Clay excels at waterfall enrichment - pulling data from multiple providers to fill gaps that any single source misses. At $185/mo for paid plans, it's a strong complement to your CRM-native scoring tool when data completeness is the bottleneck. Apollo is the obvious starting point for SMB teams running outbound; the free tier gets you in the door, and paid plans from $59/user/mo include basic scoring alongside the prospecting database. It won't replace a dedicated model, but for teams under 50 leads/month who need something simple, it's enough.
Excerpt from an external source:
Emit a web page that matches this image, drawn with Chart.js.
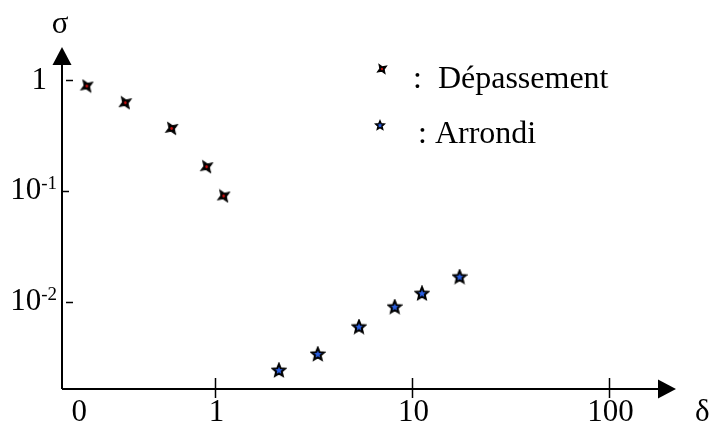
<!DOCTYPE html>
<html>
<head>
<meta charset="utf-8">
<script src="https://cdn.jsdelivr.net/npm/chart.js@4"></script>
<style>
  body { margin: 0; background: #fff; }
</style>
</head>
<body>
<canvas id="graphe" width="712" height="423"></canvas>
<script>
// valeurs (echelles log)
const depassementX = [0.222, 0.348, 0.599, 0.902, 1.10];
const depassementY = [0.883, 0.624, 0.366, 0.165, 0.0898];
const arrondiX = [2.10, 3.31, 5.36, 8.14, 11.2, 17.4];
const arrondiY = [0.00241, 0.00337, 0.00594, 0.00899, 0.0119, 0.0168];

const xTicks = [1, 10, 100];
const xTickLabels = ['1', '10', '100'];
const xOrigin = 0.203;        // le "0" sous l'origine
const xOriginLabel = '0';
const yTicks = [1, 0.1, 0.01];
const yTickBase = ['1', '10', '10'];
const yTickExp = ['', '-1', '-2'];
const legendLabels = ['Dépassement', 'Arrondi'];

const FONT = '"Liberation Serif", "Times New Roman", serif';

// marqueur "depassement" : etoile a 4 branches noire, point rouge
function markDepassement(size) {
  const c = document.createElement('canvas');
  c.width = size; c.height = size;
  const g = c.getContext('2d');
  const r = size / 2 - 0.5, ri = r * 0.4;
  g.translate(size / 2, size / 2);
  g.rotate(Math.PI / 4 + 0.2);
  g.beginPath();
  for (let i = 0; i < 8; i++) {
    const a = i * Math.PI / 4;
    const rr = i % 2 === 0 ? r : ri;
    g.lineTo(rr * Math.cos(a), rr * Math.sin(a));
  }
  g.closePath();
  g.fillStyle = '#000';
  g.fill();
  g.lineWidth = 1;
  g.strokeStyle = '#000';
  g.stroke();
  g.beginPath();
  g.arc(0, 0, Math.max(1, size * 0.09), 0, Math.PI * 2);
  g.fillStyle = '#d01010';
  g.fill();
  return c;
}

// marqueur "arrondi" : etoile a 5 branches bleue cerclee de noir
function markArrondi(size) {
  const c = document.createElement('canvas');
  c.width = size; c.height = size;
  const g = c.getContext('2d');
  const r = size / 2 - 1.5, ri = r * 0.45;
  g.translate(size / 2, size / 2 + 0.5);
  g.beginPath();
  for (let i = 0; i < 10; i++) {
    const a = -Math.PI / 2 + i * Math.PI / 5;
    const rr = i % 2 === 0 ? r : ri;
    g.lineTo(rr * Math.cos(a), rr * Math.sin(a));
  }
  g.closePath();
  g.fillStyle = '#2a5fe0';
  g.fill();
  g.lineWidth = size > 12 ? 2 : 1.5;
  g.strokeStyle = '#000';
  g.lineJoin = 'miter';
  g.stroke();
  return c;
}

const axesPlugin = {
  id: 'axes',
  afterDraw(chart) {
    const ctx = chart.ctx;
    const xs = chart.scales.x, ys = chart.scales.y;
    const x0 = xs.left, y0 = ys.bottom;
    const xEnd = xs.right, yTop = ys.top;
    ctx.save();
    ctx.strokeStyle = '#000';
    ctx.fillStyle = '#000';
    ctx.lineWidth = 2;
    // axes
    ctx.beginPath();
    ctx.moveTo(x0, y0);
    ctx.lineTo(xEnd - 16, y0);
    ctx.moveTo(x0, y0);
    ctx.lineTo(x0, yTop + 16);
    ctx.stroke();
    // fleches
    ctx.beginPath();
    ctx.moveTo(xEnd, y0);
    ctx.lineTo(xEnd - 18, y0 - 9.5);
    ctx.lineTo(xEnd - 18, y0 + 9.5);
    ctx.closePath();
    ctx.fill();
    ctx.beginPath();
    ctx.moveTo(x0, yTop);
    ctx.lineTo(x0 - 9.5, yTop + 18);
    ctx.lineTo(x0 + 9.5, yTop + 18);
    ctx.closePath();
    ctx.fill();

    // graduations x
    ctx.lineWidth = 1.5;
    ctx.font = '31px ' + FONT;
    ctx.textAlign = 'center';
    ctx.textBaseline = 'alphabetic';
    xTicks.forEach((v, i) => {
      const px = Math.round(xs.getPixelForValue(v)) + 0.5;
      ctx.beginPath();
      ctx.moveTo(px, y0 - 11);
      ctx.lineTo(px, y0 + 9);
      ctx.stroke();
      ctx.fillText(xTickLabels[i], px + 1, y0 + 32);
    });
    ctx.fillText(xOriginLabel, xs.getPixelForValue(xOrigin), y0 + 32);

    // graduations y
    yTicks.forEach((v, i) => {
      const py = Math.round(ys.getPixelForValue(v)) + 0.5;
      const off = i === 1 ? 0 : 4;
      ctx.beginPath();
      ctx.moveTo(x0 + off, py);
      ctx.lineTo(x0 + off + 7, py);
      ctx.stroke();
      const right = x0 - 5;
      ctx.textAlign = 'right';
      if (yTickExp[i]) {
        ctx.font = '19px ' + FONT;
        const ew = ctx.measureText(yTickExp[i]).width;
        ctx.fillText(yTickExp[i], right, py - 3);
        ctx.font = '31px ' + FONT;
        ctx.fillText(yTickBase[i], right - ew, py + 7);
      } else {
        ctx.font = '31px ' + FONT;
        ctx.fillText(yTickBase[i], x0 - 15, py + 8);
      }
    });

    // noms des axes
    ctx.font = '31px ' + FONT;
    ctx.textAlign = 'center';
    ctx.fillText('σ', x0 - 2, yTop - 14);
    ctx.textAlign = 'left';
    ctx.fillText('δ', xEnd + 19, y0 + 32);

    // legende
    ctx.font = '32px ' + FONT;
    ctx.drawImage(markDepassement(12), 376, 63);
    ctx.drawImage(markArrondi(12), 374, 119);
    ctx.fillText(':  ' + legendLabels[0], 413, 88);
    ctx.fillText(': ' + legendLabels[1], 418, 143);
    ctx.restore();
  }
};

const ptD = markDepassement(15);
const ptA = markArrondi(16);

new Chart(document.getElementById('graphe'), {
  type: 'scatter',
  data: {
    datasets: [{
      label: legendLabels[0],
      data: depassementX.map((x, i) => ({ x: x, y: depassementY[i] })),
      pointStyle: ptD,
      pointRadius: 8
    }, {
      label: legendLabels[1],
      data: arrondiX.map((x, i) => ({ x: x, y: arrondiY[i] })),
      pointStyle: ptA,
      pointRadius: 8
    }]
  },
  options: {
    responsive: false,
    animation: false,
    layout: { padding: { left: 62, right: 36, top: 47, bottom: 34 } },
    plugins: { legend: { display: false }, tooltip: { enabled: false } },
    scales: {
      x: { type: 'logarithmic', display: false, bounds: 'data', min: 0.166, max: 218.8 },
      y: { type: 'logarithmic', display: false, bounds: 'data', min: 0.001626, max: 1.986 }
    }
  },
  plugins: [axesPlugin]
});
</script>
</body>
</html>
6sense is enterprise intent and ABM scoring at $30k-$100k+/year - a serious platform for account-level scoring across large buying committees, but overkill for most teams under 500 employees. MadKudu targets PLG companies specifically, scoring based on product usage data. Pipedrive offers basic CRM scoring starting around $14/user/mo, suitable for small teams who want something simple without the HubSpot price tag.
FAQ
How many criteria should a scoring model use?
High-conversion companies average four criteria. Start with 5-7 signals across fit, behavior, intent, and interaction, then iterate quarterly based on closed-won data. More criteria means more maintenance and more opportunities for the model to drift without anyone noticing.
What's a good MQL threshold score?
Set it based on sales capacity - if reps can handle 30 leads per week, calibrate the threshold so roughly 30 leads cross it weekly. 75 points is a common starting point, but the right number is whatever matches your team's bandwidth to actual conversion rates.
How often should I recalibrate?
Quarterly. Backtest scores against closed-won and closed-lost deals every quarter. If high-scoring leads aren't converting at meaningfully higher rates than low-scoring leads, your weights are wrong. Adjust, re-deploy, and measure again.
Does scoring work for small teams?
If you get fewer than 50 inbound leads per month, a human can review them all in 15 minutes. Scoring adds process overhead without meaningful payoff at that volume. Start building a model when lead volume forces prioritization - usually around 100+ leads per month.